The Oaxacan state and federal government have a vested interest in maintaining the appearance of peace and tranquility, as the state is a popular tourist destination. In fact, through both political and violent coercion, the state is being remade to suit the interests of the tourist and big business industries.  This results in the expropriation of land, culture, and autonomy from indigenous people.

This alarming trend is evident in the creation of the tourist town of Huatulco, which necessitated the displacement of 30,000 local residents. Due to the privatization of beaches and restrictions on commerce, local residents often have few economic options other than selling trinkets to tourists. In addition, Governor Ulises Ruíz is working hard to eliminate rights such as freedom of the press, expression, and consultation.

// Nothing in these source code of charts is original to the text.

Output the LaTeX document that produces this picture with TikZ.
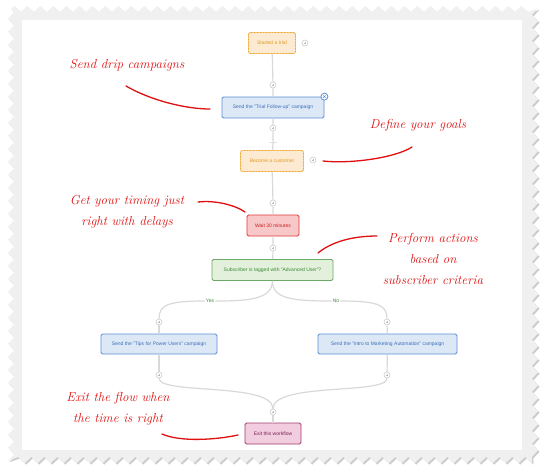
\documentclass[tikz,border=0pt]{standalone}
\usepackage{fontspec}
\setsansfont{Liberation Sans}
\usetikzlibrary{positioning, arrows.meta, calc, decorations.pathmorphing}

\definecolor{orgline}{HTML}{F0A830}
\definecolor{orgfill}{HTML}{FCEBD2}
\definecolor{orgtext}{HTML}{E29A20}
\definecolor{blueline}{HTML}{5B8FD6}
\definecolor{bluefill}{HTML}{DDE8F7}
\definecolor{bluetext}{HTML}{3C6FB8}
\definecolor{redline}{HTML}{E03838}
\definecolor{redfill}{HTML}{F8C8C8}
\definecolor{redtext}{HTML}{C42020}
\definecolor{grnline}{HTML}{6AAA64}
\definecolor{grnfill}{HTML}{E2F0DC}
\definecolor{grntext}{HTML}{3C8A36}
\definecolor{pnkline}{HTML}{A03C70}
\definecolor{pnkfill}{HTML}{F2CDE0}
\definecolor{pnktext}{HTML}{7A2050}
\definecolor{notered}{HTML}{E01010}

\begin{document}
\begin{tikzpicture}[
  x=1pt, y=-1pt,
  font=\sffamily,
  stepbase/.style={rounded corners=1.5pt, align=center, minimum height=21pt, inner sep=2pt,
    line width=0.8pt, font=\sffamily\fontsize{5}{6}\selectfont},
  trigbox/.style={stepbase, draw=orgline, fill=orgfill, text=orgtext, dash pattern=on 1pt off 0.5pt},
  mailbox/.style={stepbase, draw=blueline, fill=bluefill, text=bluetext},
  waitbox/.style={stepbase, draw=redline, fill=redfill, text=redtext},
  condbox/.style={stepbase, draw=grnline, fill=grnfill, text=grntext},
  exitbox/.style={stepbase, draw=pnkline, fill=pnkfill, text=pnktext},
  addpt/.style={circle, draw=gray!45, fill=white, line width=0.5pt, minimum size=6pt, inner sep=0pt,
    path picture={\draw[gray!55, line width=0.4pt]
      ([xshift=-1.3pt]path picture bounding box.center) -- ([xshift=1.3pt]path picture bounding box.center)
      ([yshift=-1.3pt]path picture bounding box.center) -- ([yshift=1.3pt]path picture bounding box.center);}},
  closept/.style={circle, draw=blueline, fill=white, line width=0.8pt, minimum size=7pt, inner sep=0pt,
    path picture={\draw[blueline, line width=0.5pt]
      ([shift={(-1.2pt,-1.2pt)}]path picture bounding box.center) -- ([shift={(1.2pt,1.2pt)}]path picture bounding box.center)
      ([shift={(-1.2pt,1.2pt)}]path picture bounding box.center) -- ([shift={(1.2pt,-1.2pt)}]path picture bounding box.center);}},
  stopbar/.style={draw=gray!40, line width=1pt, minimum width=7pt, minimum height=0pt, inner sep=0pt},
  link/.style={draw=gray!30, line width=1.2pt},
  branch/.style={text=grntext, fill=white, inner sep=1pt, font=\sffamily\fontsize{5}{6}\selectfont},
  note/.style={text=notered, align=center, font=\rmfamily\itshape\fontsize{13}{21}\selectfont},
  stroke/.style={draw=notered, line width=1.3pt, line cap=round}
]
\useasboundingbox (0,0) rectangle (546,475);

% --- stamp frame ---
\fill[gray!40, decorate, decoration={zigzag, segment length=13pt, amplitude=3pt}]
  (12.5,10.5) rectangle (536.5,461.5);
\fill[gray!12, decorate, decoration={zigzag, segment length=13pt, amplitude=3pt}]
  (11,9) rectangle (535,460);
\fill[white] (22,20) rectangle (522,450);

% --- main flow ---
\node[trigbox, minimum width=47pt] (trial) at (272,43) {Started a trial};
\node[addpt] (tadd) at (305,43) {};
\node[addpt] (p1) at (273,85) {};
\node[mailbox, minimum width=102pt] (follow) at (273,107.5) {Send the "Trial Follow-up" campaign};
\node[addpt] (p2) at (273,128) {};
\node[stopbar] (stop) at (273,142) {};
\node[trigbox, minimum width=63pt] (custom) at (272,161) {Become a customer};
\node[addpt] (cadd) at (313,160) {};
\node[addpt] (p3) at (273,203) {};
\node[waitbox, minimum width=52pt] (wait) at (273,225.5) {Wait 30 minutes};
\node[addpt] (p4) at (273,248) {};
\node[condbox, minimum width=121pt] (cond) at (272.5,270) {Subscriber is tagged with "Advanced User"?};

\draw[link] (trial) -- (p1) -- (follow) -- (p2) -- (stop) -- (custom) -- (p3) -- (wait) -- (p4) -- (cond);
\node[closept] (close) at (follow.north east) {};

% --- yes / no branches ---
\node[branch] (yes) at (210,301) {Yes};
\node[branch] (no) at (336,301) {No};
\node[addpt] (pL) at (159,322) {};
\node[addpt] (pR) at (387,322) {};
\node[mailbox, minimum width=116pt, minimum height=20pt] (tips) at (159,344) {Send the "Tips for Power Users" campaign};
\node[mailbox, minimum width=139pt, minimum height=20pt] (intro) at (387.5,344) {Send the "Intro to Marketing Automation" campaign};
\node[addpt] (pLb) at (159,375) {};
\node[addpt] (pRb) at (387,375) {};
\node[addpt] (pX) at (273,412) {};
\node[exitbox, minimum width=56pt] (exitwf) at (273,433.5) {Exit this workflow};

\draw[link] (cond.south) .. controls (272,299) and (250,301) .. (yes.east);
\draw[link] (yes.west) .. controls (168,301) and (159,305) .. (pL.north);
\draw[link] (cond.south) .. controls (272,299) and (294,301) .. (no.west);
\draw[link] (no.east) .. controls (378,301) and (387,305) .. (pR.north);
\draw[link] (pL) -- (tips);
\draw[link] (pR) -- (intro);
\draw[link] (tips) -- (pLb);
\draw[link] (intro) -- (pRb);
\draw[link] (pLb.south) .. controls (159,395) and (273,382) .. (pX.north);
\draw[link] (pRb.south) .. controls (387,395) and (273,382) .. (pX.north);
\draw[link] (pX) -- (exitwf);

% --- handwritten notes ---
\node[note] (n1) at (127,65) {Send drip campaigns};
\node[note] (n2) at (418,125) {Define your goals};
\node[note] (n3) at (127,212) {Get your timing just\\right with delays};
\node[note] (n4) at (433,259) {Perform actions\\based on\\subscriber criteria};
\node[note] (n5) at (118,409) {Exit the flow when\\the time is right};

\coordinate (s1a) at (126,86);  \coordinate (s1b) at (210,109);
\coordinate (s2a) at (412,147); \coordinate (s2b) at (323,161);
\coordinate (s3a) at (198,202); \coordinate (s3b) at (245,212);
\coordinate (s4a) at (377,236); \coordinate (s4b) at (318,253);
\coordinate (s5a) at (162,434); \coordinate (s5b) at (238,435);

\draw[stroke] (s1a) .. controls (150,100) and (185,109) .. (s1b);
\draw[stroke] (s2a) .. controls (395,158) and (350,164) .. (s2b);
\draw[stroke] (s3a) .. controls (215,200) and (235,205) .. (s3b);
\draw[stroke] (s4a) .. controls (350,236) and (330,243) .. (s4b);
\draw[stroke] (s5a) .. controls (180,442) and (215,440) .. (s5b);

\end{tikzpicture}
\end{document}
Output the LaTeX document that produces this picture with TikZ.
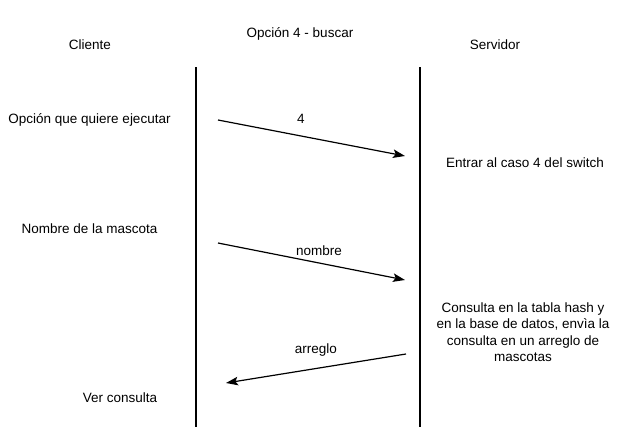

In 2007 and 2008, selective repression has continued, in which individual activists have been accused of crimes unrelated to demonstrations (such as drug possession, murder, theft) in order to discredit them publicly and compromise their political involvement.  In April, two young indigenous women, ages 16 and 18, were murdered because of their participation in a community radio in their village.   As a result of state violence and infiltration, the intense organizing of the social movement that was born in 2006 has waned, though the government has left pressing demands ignored.  However, those who created the Popular Assembly of the Peoples of Oaxaca continue organizing in their affinity groups, in rural communities, and in neighborhood assemblies, demanding attention to such issues as economic and political marginalization, environmental degradation, discrimination against women and widespread racism against indigenous peoples.

The Role of International Presence

Attempts at grassroots mobilization in Oaxaca have often been met with violent repression and until 2006, very little information about the situation in the southern state was covered in international media. In Chiapas, structured international human rights observation and a network of Zapatista sympathizers who distribute information worldwide have been essential supports in the movement's struggle for social justice and autonomy. In Oaxaca, CASA was created to do the same. 

During CASA networking meetings in August 2005, four major human rights centers in Oaxaca expressed a great necessity for such a project and their enthusiasm for collaboration. Sensing this urgent need, other international human rights organizations have also recently begun to take action in Oaxaca.

El Servicio Internacional Para La Paz (SIPAZ)  distributes information and urgent actions regarding the situation in Oaxaca, and Witness for Peace moved its Mexico office to Oaxaca where it hosts international delegations. These two groups are among many close organizational partners that CASA works with to create an effective and appropriate international presence in Oaxaca.

The Oaxacan collective has supported threatened activists and published Teaching Rebellion: Stories from the Grassroots Mobilization in Oaxaca, a compilation of testimonies and photography from the social uprising of 2006-2007.